17-03-2014, 10:18 PM
Abstract
In the paper, we present a new approach to solve the
Vlasov equation in two dimensions. First, we use the time
splitting method then we apply the ENO (essentially nonoscillatory)
scheme based on the idea of Harten to solve our
equation. We elaborate a transformation time-space to avoid
the mixed problem and reducing the error. This algorithm is
applied to the two dimensional Vlasov-Poisson system.
1. Introduction
In the last thirty years, various numerical methods have
been developed for solving the Vlasov-Poisson equations.
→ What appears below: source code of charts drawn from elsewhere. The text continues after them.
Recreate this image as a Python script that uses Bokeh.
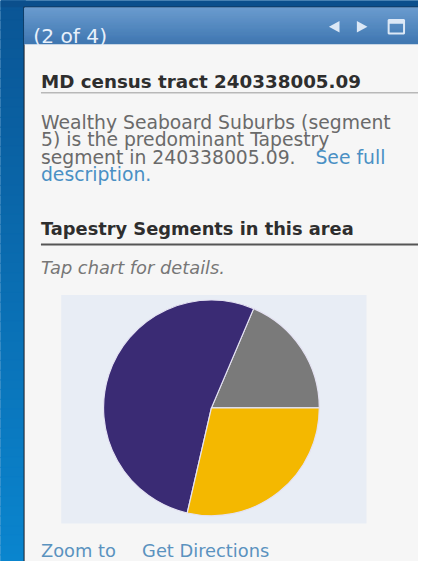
import numpy as np
from bokeh.plotting import figure
from bokeh.models import Range1d, ColumnDataSource
from bokeh.core.properties import value
from bokeh.embed import file_html
from bokeh.resources import INLINE

# ---- data ----
segment_names = ["Other segment A", "Wealthy Seaboard Suburbs (segment 5)", "Other segment B"]
segment_shares = [18.6, 52.8, 28.6]
segment_colors = ["#7a7a7a", "#3a2b74", "#f4b800"]

header_text = "(2 of 4)"
title_text = "MD census tract 240338005.09"
para_lines = ["Wealthy Seaboard Suburbs (segment",
              "5) is the predominant Tapestry",
              "segment in 240338005.09."]
link_full = "See full"
link_desc = "description."
section_text = "Tapestry Segments in this area"
hint_text = "Tap chart for details."
footer_links = ["Zoom to", "Get Directions"]

# ---- figure: whole reference (434 x 577) mapped onto the plot ----
W, H = 418, 561
S = W / 434.0  # font scale

def Y(y):
    return 577 - y

p = figure(width=W, height=H, x_range=Range1d(0, 434), y_range=Range1d(0, 577),
           output_backend="svg", toolbar_location=None, min_border=0)
p.axis.visible = False
p.grid.visible = False
p.outline_line_color = None
p.background_fill_color = "#0a6db3"
p.border_fill_color = "#0a6db3"

def lerp(c1, c2, t):
    a = np.array([int(c1[i:i+2], 16) for i in (1, 3, 5)])
    b = np.array([int(c2[i:i+2], 16) for i in (1, 3, 5)])
    c = (a + (b - a) * t).astype(int)
    return "#%02x%02x%02x" % tuple(c)

# blue background gradient (left strip)
bands = np.arange(0, 580, 10)
cols = [lerp("#0b5696", "#0a86cf", b / 577) for b in bands]
p.quad(left=0, right=26, top=[Y(b) for b in bands], bottom=[Y(b + 10.5) for b in bands],
       fill_color=cols, line_color=cols, line_width=1)
# top strip
p.quad(left=0, right=434, top=Y(-2), bottom=Y(7), color="#0b4f8c", line_color=None)

# panel border
p.quad(left=24, right=440, top=Y(6.5), bottom=Y(590), fill_color="#151b26", line_color=None)
# header gradient
hb = np.arange(7.5, 45, 1.5)
hcols = [lerp("#6b9ccf", "#3f77b1", (b - 7.5) / 37.5) for b in hb]
p.quad(left=25, right=440, top=[Y(b) for b in hb], bottom=[Y(b + 1.8) for b in hb],
       fill_color=hcols, line_color=hcols, line_width=1)
# content background
p.quad(left=25, right=440, top=Y(45), bottom=Y(590), color="#f6f6f6", line_color=None)

# header icons
p.patch(x=[341, 352, 352], y=[Y(27), Y(21), Y(33)], color="#dce8f6", line_color=None)
p.patch(x=[381, 370, 370], y=[Y(27), Y(21), Y(33)], color="#dce8f6", line_color=None)
p.quad(left=403, right=419, top=Y(20), bottom=Y(34), fill_color=None, line_color="#dce8f6", line_width=2)
p.quad(left=403, right=419, top=Y(20), bottom=Y(24), color="#dce8f6", line_color=None)

def txt(x, y, s, size, color, style="normal"):
    p.text(x=[x], y=[Y(y)], text=[s], text_font=value("DejaVu Sans"),
           text_font_size=f"{size * S:.2f}px", text_color=color, text_font_style=style,
           text_baseline="alphabetic", text_align="left")

txt(34, 36, header_text, 21, "#e8f0fb")
txt(42, 83, title_text, 19, "#2e2e2e", "bold")
p.line(x=[42, 440], y=[Y(95), Y(95)], line_color="#b8b8b8", line_width=1.5)
for i, s in enumerate(para_lines):
    txt(42, 125 + 18 * i, s, 19.5, "#6a6a6a")
txt(327, 161, link_full, 19.5, "#4a90c4")
txt(42, 179, link_desc, 19.5, "#4a90c4")
txt(42, 235, section_text, 18.5, "#2e2e2e", "bold")
p.line(x=[42, 440], y=[Y(251), Y(251)], line_color="#555555", line_width=2)
txt(42, 275, hint_text, 18.5, "#777777", "italic")

# chart box
p.quad(left=63, right=380, top=Y(303), bottom=Y(538), color="#e8edf5", line_color=None)

# pie
shares = np.array(segment_shares)
ang = np.cumsum(shares) / shares.sum() * 2 * np.pi
starts = np.concatenate([[0], ang[:-1]])
src = ColumnDataSource(dict(start=starts, end=ang, color=segment_colors, name=segment_names))
p.wedge(x=219, y=Y(419), radius=112, start_angle="start", end_angle="end",
        fill_color="color", line_color="#e4e2f2", line_width=1.2, source=src)

txt(42, 566, footer_links[0], 18.5, "#5a92bf")
txt(147, 566, footer_links[1], 18.5, "#5a92bf")

open("out.html", "w").write(file_html(p, INLINE))
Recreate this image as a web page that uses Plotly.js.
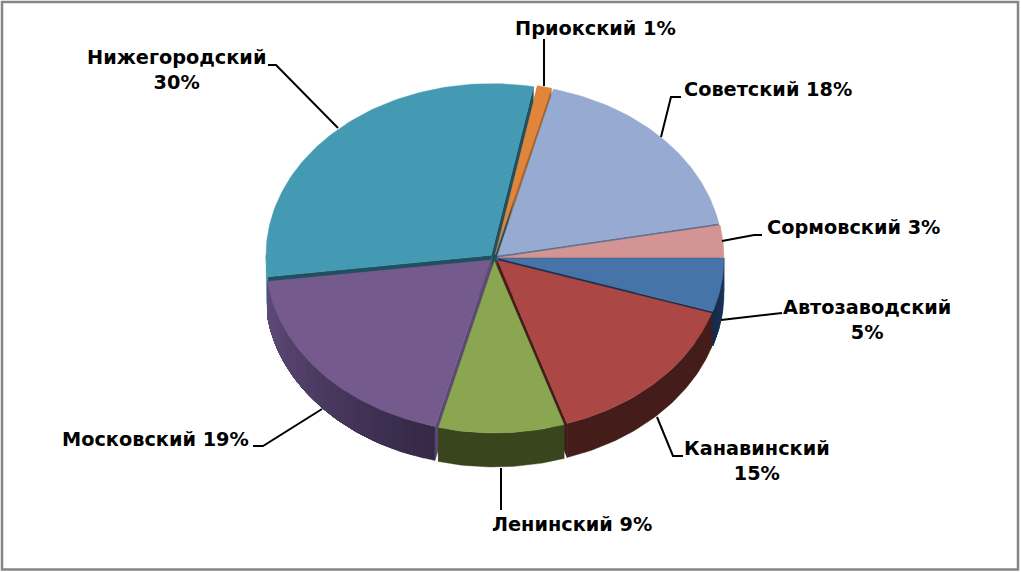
<!DOCTYPE html>
<html>
<head>
<meta charset="utf-8">
<script src="https://cdn.plot.ly/plotly-3.0.1.min.js"></script>
<style>html,body{margin:0;padding:0;background:#fff}#c{width:1021px;height:572px}</style>
</head>
<body>
<div id="c"></div>
<script>
// Data, clockwise from 3 o'clock
const categories = ['Автозаводский','Канавинский','Ленинский','Московский','Нижегородский','Приокский','Советский','Сормовский'];
const shares = [5,15,9,19,30,1,18,3];
const labelTexts = ['Автозаводский<br>5%','Канавинский<br>15%','Ленинский 9%','Московский 19%','Нижегородский<br>30%','Приокский 1%','Советский 18%','Сормовский 3%'];

// Styles
const topColors = ['#4674A8','#AB4744','#8BA651','#755A8D','#439AB2','#E0853A','#97ABD2','#D39594'];
const faceColors = ['#18304F','#441C19','#39451D','#5B4A78','#1F5060','#A8632A','#5F7194','#7F6A70'];
const wallStart = ['#1F3D63','#441C19','#39451D','#352845','#3A8A9F','#A8632A','#5F7194','#8A5F5E'];
const wallEnd   = ['#16294A','#441C19','#39451D','#604C7B','#3A8A9F','#A8632A','#5F7194','#8A5F5E'];

// Geometry in pixels of the page
const W = 1021, H = 572;
const cx = 494.3, cy = 257.8, rx = 225.2, ry = 171.7, depthPx = 34, explode = 0.02;
const depth = depthPx / ry;
const labelPos = [[867,320],[757,461],[572,524],[155,439],[176,70],[595,28],[768,90],[853,228]];
const leaders = [
  [[721,320],[778,313],[782,313]],
  [[657,417],[673,456],[683,456]],
  [[501,468],[501,510]],
  [[322,409],[263,446],[253,446]],
  [[268,65],[276,65],[338,128]],
  [[544,39],[544,86]],
  [[681,97],[671,97],[661,137]],
  [[722,241],[754,235],[762,235]]
];
const toX = px => (px - cx) / rx;
const toY = py => (py - cy) / ry;

const total = shares.reduce((a,b)=>a+b,0);
let acc = 0;
const slices = shares.map((v,i) => {
  const a0 = acc/total*2*Math.PI; acc += v;
  const a1 = acc/total*2*Math.PI;
  const mid = (a0+a1)/2;
  return {i,a0,a1,mid,ox:explode*Math.cos(mid),oy:explode*Math.sin(mid)};
});

function poly(xs,ys,color){
  return {type:'scatter',mode:'lines',x:xs,y:ys,fill:'toself',fillcolor:color,
          line:{color:color,width:0.4},hoverinfo:'skip',showlegend:false};
}
function arc(a0,a1,ox,oy,dz){
  const n = Math.max(2,Math.ceil((a1-a0)/0.02));
  const xs=[],ys=[];
  for(let k=0;k<=n;k++){const a=a0+(a1-a0)*k/n;xs.push(ox+Math.cos(a));ys.push(oy+dz+Math.sin(a));}
  return {xs,ys};
}
function hex(c){return [1,3,5].map(p=>parseInt(c.substr(p,2),16));}
function mix(c0,c1,t){const a=hex(c0),b=hex(c1);return 'rgb('+a.map((v,k)=>Math.round(v+(b[k]-v)*t)).join(',')+')';}

const traces = [];
// walls, back to front
[...slices].sort((p,q)=>Math.sin(p.mid)-Math.sin(q.mid)).forEach(s=>{
  [s.a0,s.a1].forEach(a=>{
    const ex=s.ox+Math.cos(a), ey=s.oy+Math.sin(a);
    traces.push(poly([s.ox,ex,ex,s.ox,s.ox],[s.oy,ey,ey+depth,s.oy+depth,s.oy],faceColors[s.i]));
  });
  const v0=Math.max(s.a0,0), v1=Math.min(s.a1,Math.PI);
  if(v1>v0){
    const flat = wallStart[s.i]===wallEnd[s.i];
    const steps=flat?1:Math.max(1,Math.round((v1-v0)/0.05));
    for(let k=0;k<steps;k++){
      // each band runs to the end of the arc, so the next one paints over it without a seam
      const b0=v0+(v1-v0)*k/steps;
      const t=arc(b0,v1,s.ox,s.oy,0),b=arc(b0,v1,s.ox,s.oy,depth);
      traces.push(poly(t.xs.concat(b.xs.slice().reverse(),[t.xs[0]]),t.ys.concat(b.ys.slice().reverse(),[t.ys[0]]),
        mix(wallStart[s.i],wallEnd[s.i],(k+0.5)/steps)));
    }
  }
});
// tops
slices.forEach(s=>{
  const t=arc(s.a0,s.a1,s.ox,s.oy,0);
  const tr=poly([s.ox].concat(t.xs,[s.ox]),[s.oy].concat(t.ys,[s.oy]),topColors[s.i]);
  tr.name=categories[s.i];
  traces.push(tr);
});
// leader lines
leaders.forEach(l=>{
  traces.push({type:'scatter',mode:'lines',x:l.map(p=>toX(p[0])),y:l.map(p=>toY(p[1])),
    line:{color:'#000',width:2},hoverinfo:'skip',showlegend:false});
});

const annotations = labelTexts.map((t,i)=>({
  text:'<b>'+t+'</b>',xref:'paper',yref:'paper',x:labelPos[i][0]/W,y:1-labelPos[i][1]/H,
  xanchor:'center',yanchor:'middle',showarrow:false,align:'center',
  font:{family:'"DejaVu Sans",sans-serif',size:19.3,color:'#000'}
}));

Plotly.newPlot('c',traces,{
  width:W,height:H,margin:{l:0,r:0,t:0,b:0},showlegend:false,
  paper_bgcolor:'#fff',plot_bgcolor:'#fff',
  xaxis:{range:[toX(0),toX(W)],visible:false,fixedrange:true},
  yaxis:{range:[toY(H),toY(0)],visible:false,fixedrange:true},
  annotations:annotations,
  shapes:[{type:'rect',xref:'paper',yref:'paper',x0:2/W,x1:1018/W,y0:1-2/H,y1:1-569.5/H,
    line:{color:'#868686',width:2.5},fillcolor:'rgba(0,0,0,0)'}]
},{displayModeBar:false,staticPlot:true});
</script>
</body>
</html>
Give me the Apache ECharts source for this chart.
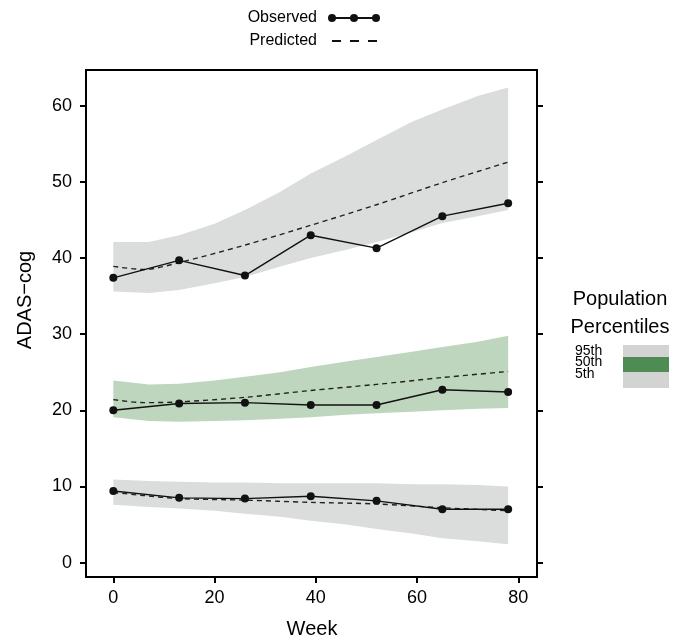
<!DOCTYPE html>
<html>
<head>
<meta charset="utf-8">
<script src="https://cdn.jsdelivr.net/npm/echarts@6/dist/echarts.min.js"></script>
<style>
  html, body { margin: 0; padding: 0; background: #fff; }
  #chart { width: 675px; height: 641px; }
</style>
</head>
<body>
<div id="chart"></div>
<script>
// observed visits
const weeks = [0, 13, 26, 39, 52, 65, 78]
const obsHigh = [37.4, 39.7, 37.7, 43.0, 41.3, 45.5, 47.2]
const obsMid = [20.0, 20.9, 21.0, 20.7, 20.7, 22.7, 22.4]
const obsLow = [9.4, 8.5, 8.4, 8.7, 8.1, 7.0, 7.0]

// model predictions
const predWeeks = [0, 6, 13, 26, 39, 52, 65, 78]
const predHigh = [38.9, 38.5, 39.4, 41.7, 44.3, 47.0, 49.9, 52.6]
const predMid = [21.4, 21.0, 21.1, 21.7, 22.6, 23.4, 24.3, 25.1]
const predLow = [9.2, 8.8, 8.4, 8.2, 7.9, 7.7, 7.2, 6.8]

// simulated percentile bands
const bandWeeks = [0, 7, 13, 20, 26, 33, 39, 46, 52, 59, 65, 72, 78]
const highUpper = [42.1, 42.1, 43.0, 44.5, 46.3, 48.7, 51.1, 53.4, 55.5, 57.9, 59.5, 61.3, 62.4]
const highLower = [35.6, 35.4, 35.8, 36.7, 37.5, 38.9, 40.0, 41.1, 42.1, 43.4, 44.6, 45.5, 46.3]
const midUpper = [23.9, 23.4, 23.5, 23.9, 24.4, 25.0, 25.7, 26.4, 27.0, 27.7, 28.3, 29.0, 29.8]
const midLower = [19.1, 18.6, 18.5, 18.6, 18.7, 18.9, 19.1, 19.4, 19.6, 19.8, 20.0, 20.2, 20.3]
const lowUpper = [10.9, 10.7, 10.6, 10.5, 10.5, 10.4, 10.4, 10.4, 10.4, 10.3, 10.3, 10.2, 10.0]
const lowLower = [7.6, 7.3, 7.1, 6.8, 6.4, 6.0, 5.5, 5.0, 4.4, 3.8, 3.2, 2.8, 2.4]

const xTicks = [0, 20, 40, 60, 80]
const yTicks = [0, 10, 20, 30, 40, 50, 60]

const FONT = 'Liberation Sans'
const GREY = '#dbdcdc'
const GREEN = '#bdd6bd'

const pairs = (xs, ys) => xs.map((x, i) => [x, ys[i]])

const band = (name, lower, upper, color) => ({
  name,
  type: 'custom',
  z: 1,
  silent: true,
  encode: { x: 0, y: [1, 2] },
  data: bandWeeks.map((w, i) => [w, lower[i], upper[i]]),
  renderItem: (params, api) => {
    if (params.dataIndex !== 0) return null
    const top = bandWeeks.map((w, i) => api.coord([w, upper[i]]))
    const bottom = bandWeeks.map((w, i) => api.coord([w, lower[i]])).reverse()
    return {
      type: 'polygon',
      shape: { points: top.concat(bottom) },
      style: { fill: color },
    }
  },
})

const observed = (data) => ({
  name: 'Observed',
  type: 'line',
  z: 3,
  data: pairs(weeks, data),
  symbol: 'circle',
  symbolSize: 8,
  itemStyle: { color: '#111' },
  lineStyle: { color: '#111', width: 1.4 },
})

const predicted = (data) => ({
  name: 'Predicted',
  type: 'line',
  z: 2,
  data: pairs(predWeeks, data),
  symbol: 'none',
  smooth: 0.3,
  lineStyle: { color: '#222', width: 1.4, type: [5, 4] },
})

const tick = { length: 6, lineStyle: { color: '#000', width: 2 } }

const chart = echarts.init(document.getElementById('chart'))

chart.setOption({
  animation: false,
  textStyle: { fontFamily: FONT },
  grid: {
    left: 86, right: 138, top: 70, bottom: 64,
    show: true, borderColor: '#000', borderWidth: 2,
  },
  xAxis: {
    type: 'value',
    min: -5.4,
    max: 83.7,
    axisLine: { show: false, onZero: false },
    splitLine: { show: false },
    axisTick: { ...tick, customValues: xTicks },
    axisLabel: { customValues: xTicks, color: '#000', fontSize: 18, margin: 12, fontFamily: FONT },
  },
  yAxis: [{
    type: 'value',
    min: -1.9,
    max: 64.7,
    axisLine: { show: false, onZero: false },
    splitLine: { show: false },
    axisTick: { ...tick, customValues: yTicks },
    axisLabel: { customValues: yTicks, color: '#000', fontSize: 18, margin: 14, fontFamily: FONT },
  }, {
    type: 'value',
    position: 'right',
    min: -1.9,
    max: 64.7,
    axisLine: { show: false, onZero: false },
    splitLine: { show: false },
    axisTick: { ...tick, customValues: yTicks },
    axisLabel: { show: false },
  }],
  series: [
    band('high band', highLower, highUpper, GREY),
    band('mid band', midLower, midUpper, GREEN),
    band('low band', lowLower, lowUpper, GREY),
    predicted(predHigh),
    predicted(predMid),
    predicted(predLow),
    observed(obsHigh),
    observed(obsMid),
    observed(obsLow),
  ],
  graphic: [
    // key at the top
    { type: 'text', x: 317, y: 18, style: { text: 'Observed', font: '16px ' + FONT, fill: '#000', align: 'right', verticalAlign: 'middle' } },
    { type: 'line', shape: { x1: 332, y1: 18, x2: 376, y2: 18 }, style: { stroke: '#111', lineWidth: 2 } },
    { type: 'circle', shape: { cx: 332, cy: 18, r: 4 }, style: { fill: '#111' } },
    { type: 'circle', shape: { cx: 354, cy: 18, r: 4 }, style: { fill: '#111' } },
    { type: 'circle', shape: { cx: 376, cy: 18, r: 4 }, style: { fill: '#111' } },
    { type: 'text', x: 317, y: 41, style: { text: 'Predicted', font: '16px ' + FONT, fill: '#000', align: 'right', verticalAlign: 'middle' } },
    { type: 'line', shape: { x1: 332, y1: 41, x2: 378, y2: 41 }, style: { stroke: '#111', lineWidth: 2, lineDash: [9, 9] } },
    // axis titles
    { type: 'text', x: 312, y: 629, style: { text: 'Week', font: '20px ' + FONT, fill: '#000', align: 'center', verticalAlign: 'middle' } },
    { type: 'text', x: 25, y: 300, rotation: Math.PI / 2, style: { text: 'ADAS\u2212cog', font: '20px ' + FONT, fill: '#000', align: 'center', verticalAlign: 'middle' } },
    // percentile key
    { type: 'text', x: 620, y: 299, style: { text: 'Population', font: '20px ' + FONT, fill: '#000', align: 'center', verticalAlign: 'middle' } },
    { type: 'text', x: 620, y: 327, style: { text: 'Percentiles', font: '20px ' + FONT, fill: '#000', align: 'center', verticalAlign: 'middle' } },
    { type: 'rect', shape: { x: 623, y: 345, width: 46, height: 43 }, style: { fill: '#d3d3d3' } },
    { type: 'rect', shape: { x: 623, y: 357, width: 46, height: 15 }, style: { fill: '#4f8c53' } },
    { type: 'text', x: 575, y: 351, style: { text: '95th', font: '14px ' + FONT, fill: '#000', verticalAlign: 'middle' } },
    { type: 'text', x: 575, y: 362, style: { text: '50th', font: '14px ' + FONT, fill: '#000', verticalAlign: 'middle' } },
    { type: 'text', x: 575, y: 374, style: { text: '5th', font: '14px ' + FONT, fill: '#000', verticalAlign: 'middle' } },
  ],
})
</script>
</body>
</html>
these methods can be parted in two main branches. the first
is the well-known particle-in-cell (PIC) method [1], [3]. This
one introduces the concept of pseudo-particles and relies on
the computation of their trajectories. This method has been
successfully used to simulate the behavior of collisionless
laboratory and space plasmas and provides accurate results
for modeling of large scale phenomena. Moreover suffer
from intrinsic drawbacks.
An alternative approach based on an Eulerian approach
consists in solving the Vlasov equation for the distribution
function [5], [8] .
There is a large number of competing finite difference
and related schemes for the solution of the Vlasov equation
suggested in the literature; we have chosen to use the
essentially nonoscillatory (“ENO”) schemes presented by
Osher and Shu [12] for the following reasons: First stable
schemes of arbitrarily high order accuracy exist, permitting
accurate solutions on coarse grids (which is critical to the
mesh refinement or coarsenment); Secondly versions exist
in any dimension so that we can extend our methodology to
the three-dimensional case straightforwardly.